Старуха не отвечает. Манжетка уже снова плоская, но мамуля ее не снимает. Она берет рюмку и заглатывает содержимое. До дна — одним глотком. Ну и здорова же она пить! Я поражена: ухнула добрых сто граммов, и ей ни холодно ни жарко. А она уже схватила пульт и жмет на кнопки до тех пор, пока не возвращается на «Пинк-ТВ». Что ни говори, ситуация странная. Стана показывает нам альбом со статьями про нее, вырезанными из «Глаca», «Данаса», «Новостей» и популярного, желтого из желтых, журнальчика «Stars». Она следит за прессой, вырезает про себя любую заметулечку и наклеивает с прилежанием школьницы, а теперь перелистывает страницы, приговаривая: «Посмотри, мамуля, ну посмотри же, мамочка», но мамочка-мамуля снова давит на кнопки пульта, не обращая на призывы ни малейшего внимания. Наконец Стана добирается до проекта «Francuzi» и цепляется за него как утопающий за соломинку: «Вот видишь, мамочка, они не пустые люди, мои друзья Francuzi, они не бездари какие-нибудь…» Не знаю, зачем она на это так нажимает, что хочет доказать, ясно мне одно: мамочка вовсе не без ума от Francuzi, наоборот, я так и чувствую исходящие от нее волны злобы. И вскоре мои неприятные предчувствия оправдываются.

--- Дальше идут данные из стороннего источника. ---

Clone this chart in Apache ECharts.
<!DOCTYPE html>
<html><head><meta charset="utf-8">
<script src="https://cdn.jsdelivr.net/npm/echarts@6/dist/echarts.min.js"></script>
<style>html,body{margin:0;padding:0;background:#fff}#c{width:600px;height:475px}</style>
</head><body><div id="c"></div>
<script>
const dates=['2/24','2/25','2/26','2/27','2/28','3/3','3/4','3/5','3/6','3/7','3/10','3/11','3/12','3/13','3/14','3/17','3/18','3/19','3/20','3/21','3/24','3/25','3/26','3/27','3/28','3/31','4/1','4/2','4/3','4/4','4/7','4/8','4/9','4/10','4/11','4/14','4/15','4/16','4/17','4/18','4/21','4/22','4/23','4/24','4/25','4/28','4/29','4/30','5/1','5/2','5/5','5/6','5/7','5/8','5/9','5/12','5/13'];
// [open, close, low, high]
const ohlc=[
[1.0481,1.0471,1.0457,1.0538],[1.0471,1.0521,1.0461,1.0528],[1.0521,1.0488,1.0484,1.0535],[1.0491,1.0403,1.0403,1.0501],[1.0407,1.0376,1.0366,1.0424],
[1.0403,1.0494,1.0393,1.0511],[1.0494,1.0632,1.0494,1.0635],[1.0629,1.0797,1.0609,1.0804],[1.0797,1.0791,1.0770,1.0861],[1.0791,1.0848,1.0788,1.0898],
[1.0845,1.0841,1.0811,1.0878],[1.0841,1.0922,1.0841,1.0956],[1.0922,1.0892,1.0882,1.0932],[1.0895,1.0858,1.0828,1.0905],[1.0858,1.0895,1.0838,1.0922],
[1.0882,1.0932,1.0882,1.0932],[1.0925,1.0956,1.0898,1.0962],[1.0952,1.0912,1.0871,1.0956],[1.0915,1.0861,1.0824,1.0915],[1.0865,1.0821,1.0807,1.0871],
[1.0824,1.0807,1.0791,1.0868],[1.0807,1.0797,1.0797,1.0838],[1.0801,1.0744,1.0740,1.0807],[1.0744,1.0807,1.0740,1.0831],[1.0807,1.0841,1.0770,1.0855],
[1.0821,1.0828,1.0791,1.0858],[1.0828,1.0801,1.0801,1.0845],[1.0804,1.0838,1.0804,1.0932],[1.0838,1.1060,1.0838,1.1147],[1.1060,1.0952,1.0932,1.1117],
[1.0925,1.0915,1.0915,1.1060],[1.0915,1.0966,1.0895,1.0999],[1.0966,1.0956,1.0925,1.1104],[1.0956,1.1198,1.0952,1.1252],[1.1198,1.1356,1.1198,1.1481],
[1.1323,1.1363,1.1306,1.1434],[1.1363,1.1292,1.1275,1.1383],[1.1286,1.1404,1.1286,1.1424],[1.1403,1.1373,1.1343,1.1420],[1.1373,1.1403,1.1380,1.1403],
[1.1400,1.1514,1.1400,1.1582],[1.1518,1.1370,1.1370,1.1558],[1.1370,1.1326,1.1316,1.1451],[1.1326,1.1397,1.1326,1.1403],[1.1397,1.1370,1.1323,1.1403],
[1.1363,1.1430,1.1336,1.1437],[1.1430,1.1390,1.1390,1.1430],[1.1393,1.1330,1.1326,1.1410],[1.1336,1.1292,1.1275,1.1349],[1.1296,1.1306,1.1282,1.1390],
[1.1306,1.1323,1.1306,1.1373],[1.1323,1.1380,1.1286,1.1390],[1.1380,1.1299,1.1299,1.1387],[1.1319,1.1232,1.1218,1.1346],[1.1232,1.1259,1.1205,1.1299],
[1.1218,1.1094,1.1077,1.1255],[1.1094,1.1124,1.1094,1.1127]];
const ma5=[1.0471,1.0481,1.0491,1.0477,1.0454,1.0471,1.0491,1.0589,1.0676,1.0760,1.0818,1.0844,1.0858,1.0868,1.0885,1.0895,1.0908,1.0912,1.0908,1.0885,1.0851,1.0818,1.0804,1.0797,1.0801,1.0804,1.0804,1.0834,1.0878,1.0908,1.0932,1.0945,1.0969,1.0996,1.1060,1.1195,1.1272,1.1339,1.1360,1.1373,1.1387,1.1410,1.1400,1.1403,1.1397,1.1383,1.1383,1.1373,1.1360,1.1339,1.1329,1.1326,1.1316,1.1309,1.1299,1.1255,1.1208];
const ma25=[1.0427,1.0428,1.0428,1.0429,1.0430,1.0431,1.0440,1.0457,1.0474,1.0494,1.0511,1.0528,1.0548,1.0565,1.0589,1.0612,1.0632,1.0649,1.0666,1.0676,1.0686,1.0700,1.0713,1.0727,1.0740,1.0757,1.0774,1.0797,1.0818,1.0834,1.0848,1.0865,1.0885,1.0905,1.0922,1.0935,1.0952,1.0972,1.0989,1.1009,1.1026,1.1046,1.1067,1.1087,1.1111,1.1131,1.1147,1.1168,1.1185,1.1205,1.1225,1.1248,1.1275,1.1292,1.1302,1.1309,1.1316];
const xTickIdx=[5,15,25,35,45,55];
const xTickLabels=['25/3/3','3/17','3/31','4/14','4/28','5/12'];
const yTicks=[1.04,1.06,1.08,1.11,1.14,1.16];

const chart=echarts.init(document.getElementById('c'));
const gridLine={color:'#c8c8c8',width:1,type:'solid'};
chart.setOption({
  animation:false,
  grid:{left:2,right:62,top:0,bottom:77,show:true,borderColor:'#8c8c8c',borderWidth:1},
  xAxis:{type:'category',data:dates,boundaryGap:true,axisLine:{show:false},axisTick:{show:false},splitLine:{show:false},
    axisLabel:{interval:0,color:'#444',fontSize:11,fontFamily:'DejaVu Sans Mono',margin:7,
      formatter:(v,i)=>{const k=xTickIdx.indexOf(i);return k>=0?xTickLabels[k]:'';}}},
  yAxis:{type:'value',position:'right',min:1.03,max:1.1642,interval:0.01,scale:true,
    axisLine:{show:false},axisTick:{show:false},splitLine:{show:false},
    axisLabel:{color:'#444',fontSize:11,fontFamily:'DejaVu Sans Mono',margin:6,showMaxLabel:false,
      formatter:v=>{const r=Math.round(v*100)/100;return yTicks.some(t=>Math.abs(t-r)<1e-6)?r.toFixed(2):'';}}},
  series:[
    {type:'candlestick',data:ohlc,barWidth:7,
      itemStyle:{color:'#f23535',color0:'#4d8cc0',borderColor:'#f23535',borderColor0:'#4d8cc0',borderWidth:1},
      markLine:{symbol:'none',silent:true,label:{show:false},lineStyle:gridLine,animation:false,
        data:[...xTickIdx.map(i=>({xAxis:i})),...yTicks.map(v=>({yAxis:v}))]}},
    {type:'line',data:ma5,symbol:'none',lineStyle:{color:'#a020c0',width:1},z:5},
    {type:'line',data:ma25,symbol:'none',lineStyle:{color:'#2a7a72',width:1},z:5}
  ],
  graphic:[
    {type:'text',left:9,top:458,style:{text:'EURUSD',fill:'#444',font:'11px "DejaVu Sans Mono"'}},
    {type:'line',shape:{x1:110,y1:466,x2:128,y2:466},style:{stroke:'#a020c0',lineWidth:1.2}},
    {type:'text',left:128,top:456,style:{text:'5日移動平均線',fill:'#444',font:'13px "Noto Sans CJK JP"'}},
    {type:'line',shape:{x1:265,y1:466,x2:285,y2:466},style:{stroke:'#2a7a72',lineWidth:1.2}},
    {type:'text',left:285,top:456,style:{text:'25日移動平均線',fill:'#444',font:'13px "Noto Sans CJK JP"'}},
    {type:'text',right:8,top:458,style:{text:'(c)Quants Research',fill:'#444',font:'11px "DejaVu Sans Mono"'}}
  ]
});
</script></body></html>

Когда мы принимаемся как ни в чем не бывало болтать ни о чем таком особенном, мамочка внезапно шипит, глядя на Стану: «Шлюха, блядь!» — и мы тут же замолкаем, и всем ужасно неловко. Не услышать было нельзя, но ничего не попишешь, и, стараясь делать вид, что не слышали, мы возобновляем разговор с того места, где он был прерван. Вот только спустя несколько минут все начинается снова. Старуха, теперь уже громче и сверкая полными ненависти глазами, бросает дочери: «Мерзавка, мерзавка!» Стана опять делает вид, что не слышала, но я чувствую, что это глубоко ее задевает, а мамочка не унимается: «Мерзавка, мерзавка, мерзавка!»
Слово повторяется с равномерными интервалами, старуха работает, как метроном, и каждая «мерзавка» — будто молотком по голове. Но этого ей мало, и она принимается орать: «МЕРЗАВКА, МЕРЗАВКА, МЕРЗАВКА!» — тюкая по кнопкам пульта с такой яростью, будто это поможет выгнать нас из комнаты.

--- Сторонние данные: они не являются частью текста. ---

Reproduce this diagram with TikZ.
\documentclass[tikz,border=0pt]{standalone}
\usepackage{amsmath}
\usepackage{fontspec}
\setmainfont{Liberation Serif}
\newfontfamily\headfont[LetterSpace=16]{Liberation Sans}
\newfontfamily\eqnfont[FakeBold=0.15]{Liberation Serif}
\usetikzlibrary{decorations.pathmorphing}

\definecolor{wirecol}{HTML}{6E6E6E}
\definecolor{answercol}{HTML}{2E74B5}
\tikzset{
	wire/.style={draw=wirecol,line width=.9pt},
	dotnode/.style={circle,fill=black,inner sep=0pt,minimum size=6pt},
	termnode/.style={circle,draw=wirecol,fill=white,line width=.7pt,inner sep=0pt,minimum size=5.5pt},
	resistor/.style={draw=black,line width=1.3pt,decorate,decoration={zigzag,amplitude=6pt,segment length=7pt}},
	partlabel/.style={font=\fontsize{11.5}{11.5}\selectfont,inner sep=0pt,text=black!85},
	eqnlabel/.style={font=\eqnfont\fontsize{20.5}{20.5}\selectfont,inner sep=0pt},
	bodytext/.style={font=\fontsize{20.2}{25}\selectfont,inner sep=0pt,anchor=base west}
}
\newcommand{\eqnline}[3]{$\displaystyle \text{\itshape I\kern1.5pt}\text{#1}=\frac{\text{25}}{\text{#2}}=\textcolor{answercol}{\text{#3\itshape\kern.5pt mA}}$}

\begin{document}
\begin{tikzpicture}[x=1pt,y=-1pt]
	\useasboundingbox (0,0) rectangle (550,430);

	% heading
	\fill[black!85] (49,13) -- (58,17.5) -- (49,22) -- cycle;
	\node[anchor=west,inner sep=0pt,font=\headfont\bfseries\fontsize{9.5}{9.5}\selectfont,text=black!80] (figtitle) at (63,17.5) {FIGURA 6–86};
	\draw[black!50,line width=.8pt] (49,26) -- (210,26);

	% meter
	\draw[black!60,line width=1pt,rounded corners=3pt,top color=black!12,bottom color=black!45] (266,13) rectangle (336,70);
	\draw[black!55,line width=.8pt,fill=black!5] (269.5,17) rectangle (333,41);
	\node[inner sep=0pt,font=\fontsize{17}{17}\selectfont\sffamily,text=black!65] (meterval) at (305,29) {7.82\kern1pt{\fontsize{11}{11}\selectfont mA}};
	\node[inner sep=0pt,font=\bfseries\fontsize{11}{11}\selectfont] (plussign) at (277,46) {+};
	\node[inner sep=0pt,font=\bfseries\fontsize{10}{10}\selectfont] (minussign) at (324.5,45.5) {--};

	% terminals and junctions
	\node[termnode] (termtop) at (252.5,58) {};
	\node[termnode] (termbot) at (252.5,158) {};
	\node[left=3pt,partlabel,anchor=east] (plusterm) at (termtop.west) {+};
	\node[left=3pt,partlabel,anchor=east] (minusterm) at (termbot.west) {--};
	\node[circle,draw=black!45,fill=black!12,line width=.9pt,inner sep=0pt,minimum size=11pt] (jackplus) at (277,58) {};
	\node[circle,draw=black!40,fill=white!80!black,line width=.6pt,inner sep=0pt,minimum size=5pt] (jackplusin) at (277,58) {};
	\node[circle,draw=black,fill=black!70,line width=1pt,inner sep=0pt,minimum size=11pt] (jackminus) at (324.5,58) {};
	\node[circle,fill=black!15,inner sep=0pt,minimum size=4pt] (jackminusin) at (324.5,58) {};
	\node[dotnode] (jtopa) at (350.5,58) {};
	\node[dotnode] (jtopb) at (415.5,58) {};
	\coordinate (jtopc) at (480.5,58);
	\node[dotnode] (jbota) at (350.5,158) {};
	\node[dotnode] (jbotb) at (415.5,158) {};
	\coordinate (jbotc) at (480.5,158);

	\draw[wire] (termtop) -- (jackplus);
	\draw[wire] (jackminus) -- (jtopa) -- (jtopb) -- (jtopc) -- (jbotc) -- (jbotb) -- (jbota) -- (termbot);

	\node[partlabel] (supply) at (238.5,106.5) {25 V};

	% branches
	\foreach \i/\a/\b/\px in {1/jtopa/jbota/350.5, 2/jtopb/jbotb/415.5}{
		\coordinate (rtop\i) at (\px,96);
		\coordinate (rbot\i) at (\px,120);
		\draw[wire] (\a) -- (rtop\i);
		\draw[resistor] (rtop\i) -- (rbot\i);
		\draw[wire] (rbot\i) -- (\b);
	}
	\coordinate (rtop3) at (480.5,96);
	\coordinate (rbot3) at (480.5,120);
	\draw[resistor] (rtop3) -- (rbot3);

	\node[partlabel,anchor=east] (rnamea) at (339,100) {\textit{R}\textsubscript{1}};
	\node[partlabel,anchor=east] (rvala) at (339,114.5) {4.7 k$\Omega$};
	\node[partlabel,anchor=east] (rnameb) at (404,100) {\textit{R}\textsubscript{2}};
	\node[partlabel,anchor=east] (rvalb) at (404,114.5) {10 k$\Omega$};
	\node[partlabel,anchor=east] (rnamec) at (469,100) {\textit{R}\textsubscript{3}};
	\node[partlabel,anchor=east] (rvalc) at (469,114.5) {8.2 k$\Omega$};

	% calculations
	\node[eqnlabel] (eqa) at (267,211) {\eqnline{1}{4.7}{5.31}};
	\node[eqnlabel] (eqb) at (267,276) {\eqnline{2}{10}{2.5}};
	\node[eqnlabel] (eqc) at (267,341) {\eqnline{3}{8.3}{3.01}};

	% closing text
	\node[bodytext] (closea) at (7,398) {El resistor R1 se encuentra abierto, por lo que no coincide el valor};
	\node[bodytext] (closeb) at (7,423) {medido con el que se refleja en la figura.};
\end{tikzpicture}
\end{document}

Облитая помоями дочь смущенно улыбается, вид у нее такой, словно она просит прощения за неприятный инцидент, но, изо всех сил сохраняя спокойствие, она обращается к старухе и все так же нежно спрашивает:
— Хочешь, чтобы тебя оставили в покое, мамочка? Мне кажется, тебе надо отдохнуть.
Стана делает нам знак, мы покорно встаем, и она ведет нас к себе. Новенький замок, кажется, еще не использовался по назначению, наверное, между Станой и матерью перемирие, впрочем, Стана это тут же и подтверждает, да, она пытается восстановить утерянную связь с мамочкой, да, это нелегко, но она делает все, что может, особенно после поспешного отъезда сестры Милицы.
Потому что Милица, эта всегда замкнутая и серьезная Милица, вдруг съехала с катушек и надумала свалить из Белграда: она, видите ли, двадцать девять лет прожила с матерью, и ей это надоело, ей надоела работа за двести евро в месяц, причем еще и не всякий месяц столько получишь, ей надоел этот менталитет осажденных, ей надоело быть дитятей войны, надоела всеобщая безнадега, надоела ежедневная каторга, надоело отсутствие будущего… И она сбежала с заезжим итальянцем полюбоваться Римом, даже визы добилась, ну и пока не собирается возвращаться в эту несчастную Сербию, в эту черную дыру посреди Европы.
— Моя сестричка Милица уже четыре месяца как смылась, четыре месяца! А у мамочки проблемы с сердцем, ну и кто будет за ней ухаживать, когда мне придется уехать? Если с ней что-нибудь случится, я этого не перенесу, — жалостно и монотонно шепчет Стана.
Мы сокрушенно качаем головой. За стеной старуха пускает на полную громкость последние известия, новости безрадостны, экономика разрушена, безработица, коррупция, мафия, сербы весь век будут расплачиваться за годы с Милошевичем.
Стана предлагает куда-нибудь пойти: ей хочется забыться, развеяться, устроить праздник. Сегодня вечером ее приятель, диджей Настич,[65] — вообще-то он звезда техно европейского масштаба — отмечает свой день рождения в «Сава-центре», хорошо бы отправиться туда… Мы пробираемся мимо мамочки, спящей с открытым ртом в своем продавленном кресле, можно подумать, она уже откинула копыта, Стана прижимает к губам указательный палец: молчите, дескать, — и мы втроем выходим на лестницу.